* BEGIN *
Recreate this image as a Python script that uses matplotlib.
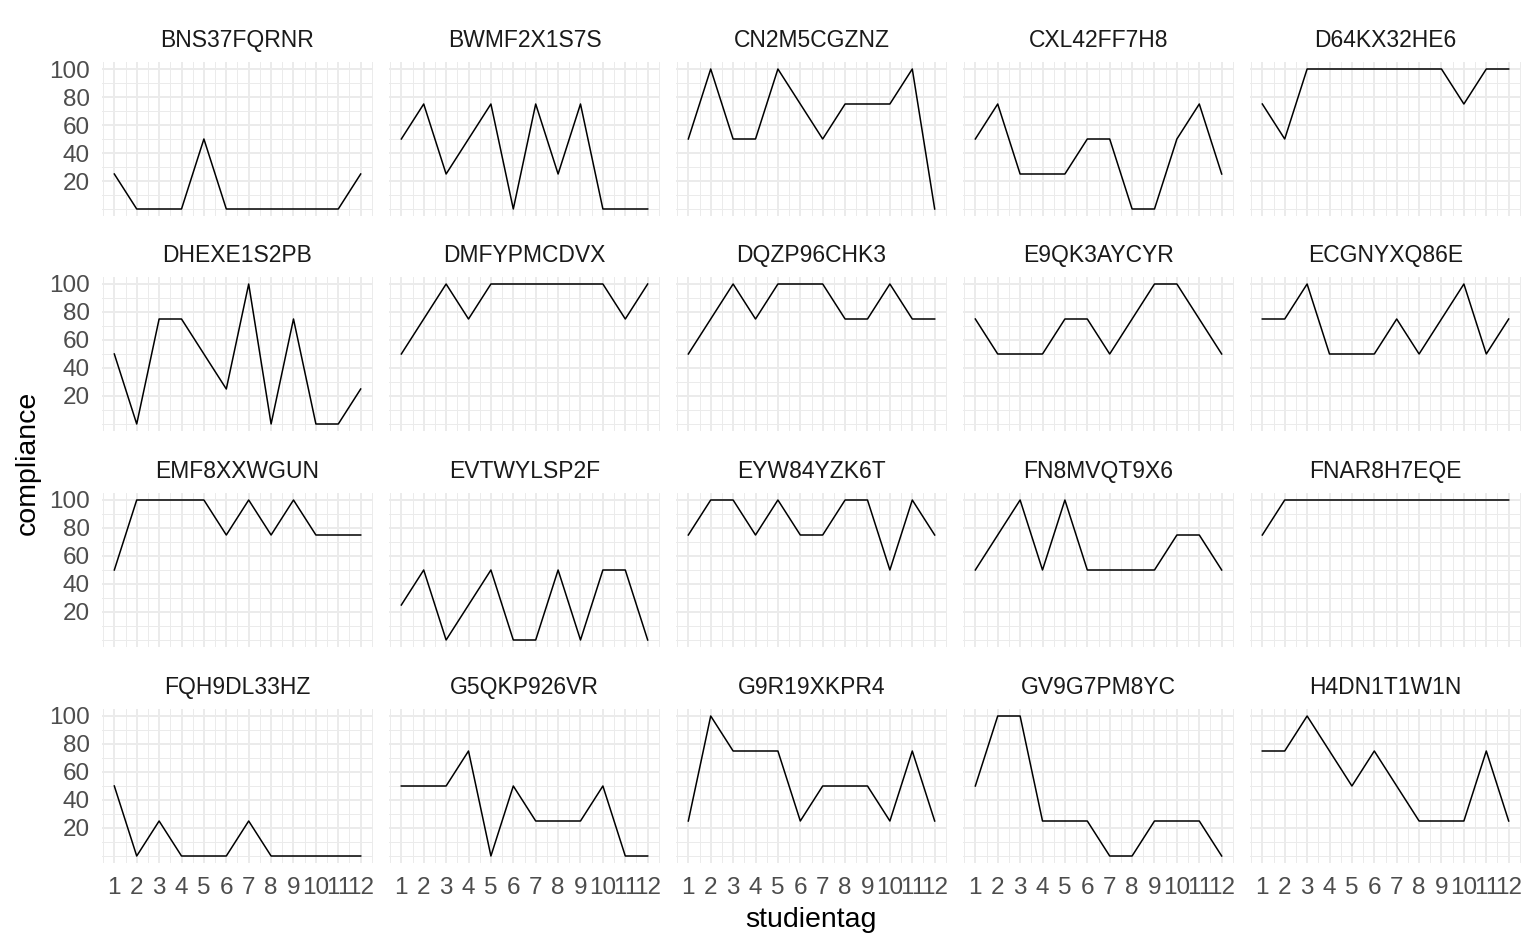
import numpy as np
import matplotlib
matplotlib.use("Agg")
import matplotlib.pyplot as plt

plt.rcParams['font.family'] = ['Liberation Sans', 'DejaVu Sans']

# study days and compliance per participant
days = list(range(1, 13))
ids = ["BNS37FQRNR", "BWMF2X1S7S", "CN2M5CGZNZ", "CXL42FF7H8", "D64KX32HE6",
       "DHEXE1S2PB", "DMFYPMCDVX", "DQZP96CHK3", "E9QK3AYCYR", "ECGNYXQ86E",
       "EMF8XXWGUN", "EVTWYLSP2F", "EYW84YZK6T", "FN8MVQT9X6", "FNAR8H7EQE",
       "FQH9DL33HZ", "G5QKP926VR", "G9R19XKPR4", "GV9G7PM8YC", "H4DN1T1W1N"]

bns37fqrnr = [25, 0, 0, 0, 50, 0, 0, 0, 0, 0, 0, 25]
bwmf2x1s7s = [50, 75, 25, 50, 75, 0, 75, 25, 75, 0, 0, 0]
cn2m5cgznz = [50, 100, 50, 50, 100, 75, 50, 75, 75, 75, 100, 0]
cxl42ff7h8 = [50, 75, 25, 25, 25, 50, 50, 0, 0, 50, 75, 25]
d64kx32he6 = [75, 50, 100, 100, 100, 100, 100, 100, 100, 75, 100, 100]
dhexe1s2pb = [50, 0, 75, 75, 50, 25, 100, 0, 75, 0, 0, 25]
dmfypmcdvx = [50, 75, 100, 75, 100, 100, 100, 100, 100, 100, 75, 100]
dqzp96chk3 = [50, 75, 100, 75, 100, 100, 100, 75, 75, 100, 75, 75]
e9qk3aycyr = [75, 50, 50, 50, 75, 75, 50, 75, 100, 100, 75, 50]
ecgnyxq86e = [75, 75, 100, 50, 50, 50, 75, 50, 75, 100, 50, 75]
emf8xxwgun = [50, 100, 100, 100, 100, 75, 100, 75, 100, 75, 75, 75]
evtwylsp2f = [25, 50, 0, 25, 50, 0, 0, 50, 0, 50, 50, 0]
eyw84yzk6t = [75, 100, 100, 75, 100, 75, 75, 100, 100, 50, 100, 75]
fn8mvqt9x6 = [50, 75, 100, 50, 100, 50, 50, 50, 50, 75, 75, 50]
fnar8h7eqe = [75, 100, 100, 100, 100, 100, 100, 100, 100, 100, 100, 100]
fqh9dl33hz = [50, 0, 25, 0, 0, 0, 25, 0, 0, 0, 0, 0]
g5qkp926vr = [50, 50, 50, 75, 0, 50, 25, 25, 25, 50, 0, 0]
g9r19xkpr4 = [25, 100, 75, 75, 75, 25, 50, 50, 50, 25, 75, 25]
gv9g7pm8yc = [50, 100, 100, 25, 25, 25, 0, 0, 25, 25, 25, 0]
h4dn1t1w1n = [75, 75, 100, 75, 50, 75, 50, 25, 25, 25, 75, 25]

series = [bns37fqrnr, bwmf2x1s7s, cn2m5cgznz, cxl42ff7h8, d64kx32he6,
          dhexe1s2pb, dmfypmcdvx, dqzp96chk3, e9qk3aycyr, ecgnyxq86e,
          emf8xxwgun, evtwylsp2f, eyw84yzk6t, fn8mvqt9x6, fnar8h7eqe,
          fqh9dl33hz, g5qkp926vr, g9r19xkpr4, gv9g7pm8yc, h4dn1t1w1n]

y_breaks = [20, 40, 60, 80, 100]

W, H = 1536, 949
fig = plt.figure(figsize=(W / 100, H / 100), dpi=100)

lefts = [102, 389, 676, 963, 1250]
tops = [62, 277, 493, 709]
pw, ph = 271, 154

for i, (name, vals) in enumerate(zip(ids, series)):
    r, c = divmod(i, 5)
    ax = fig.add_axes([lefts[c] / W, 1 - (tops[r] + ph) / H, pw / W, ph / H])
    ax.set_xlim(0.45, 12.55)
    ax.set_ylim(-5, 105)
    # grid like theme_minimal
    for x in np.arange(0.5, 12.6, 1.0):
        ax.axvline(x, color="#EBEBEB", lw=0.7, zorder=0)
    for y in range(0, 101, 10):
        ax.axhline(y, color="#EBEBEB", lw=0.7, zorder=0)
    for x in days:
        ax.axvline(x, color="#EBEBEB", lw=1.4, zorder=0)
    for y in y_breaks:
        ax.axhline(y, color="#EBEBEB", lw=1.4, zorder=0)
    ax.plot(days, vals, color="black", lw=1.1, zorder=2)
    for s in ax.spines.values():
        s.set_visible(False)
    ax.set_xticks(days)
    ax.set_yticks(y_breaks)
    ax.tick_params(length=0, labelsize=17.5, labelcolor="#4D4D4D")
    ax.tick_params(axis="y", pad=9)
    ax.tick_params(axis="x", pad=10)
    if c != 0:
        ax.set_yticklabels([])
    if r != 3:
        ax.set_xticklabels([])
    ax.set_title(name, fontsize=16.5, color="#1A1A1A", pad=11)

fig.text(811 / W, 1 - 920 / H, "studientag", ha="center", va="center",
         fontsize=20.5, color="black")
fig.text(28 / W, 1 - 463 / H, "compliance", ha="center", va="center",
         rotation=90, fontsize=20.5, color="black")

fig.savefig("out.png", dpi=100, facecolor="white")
* END *
### WHAT TO WORK ON
Reproduce exactly the run of lines that opens the listing and closes with the line holding "plt.rcParams['font.family'] = ['Liberation". Pictures are excluded.

### COMPLETE RESPONSE
Recreate this image as a Python script that uses matplotlib.
import numpy as np
import matplotlib
matplotlib.use("Agg")
import matplotlib.pyplot as plt

plt.rcParams['font.family'] = ['Liberation Sans', 'DejaVu Sans']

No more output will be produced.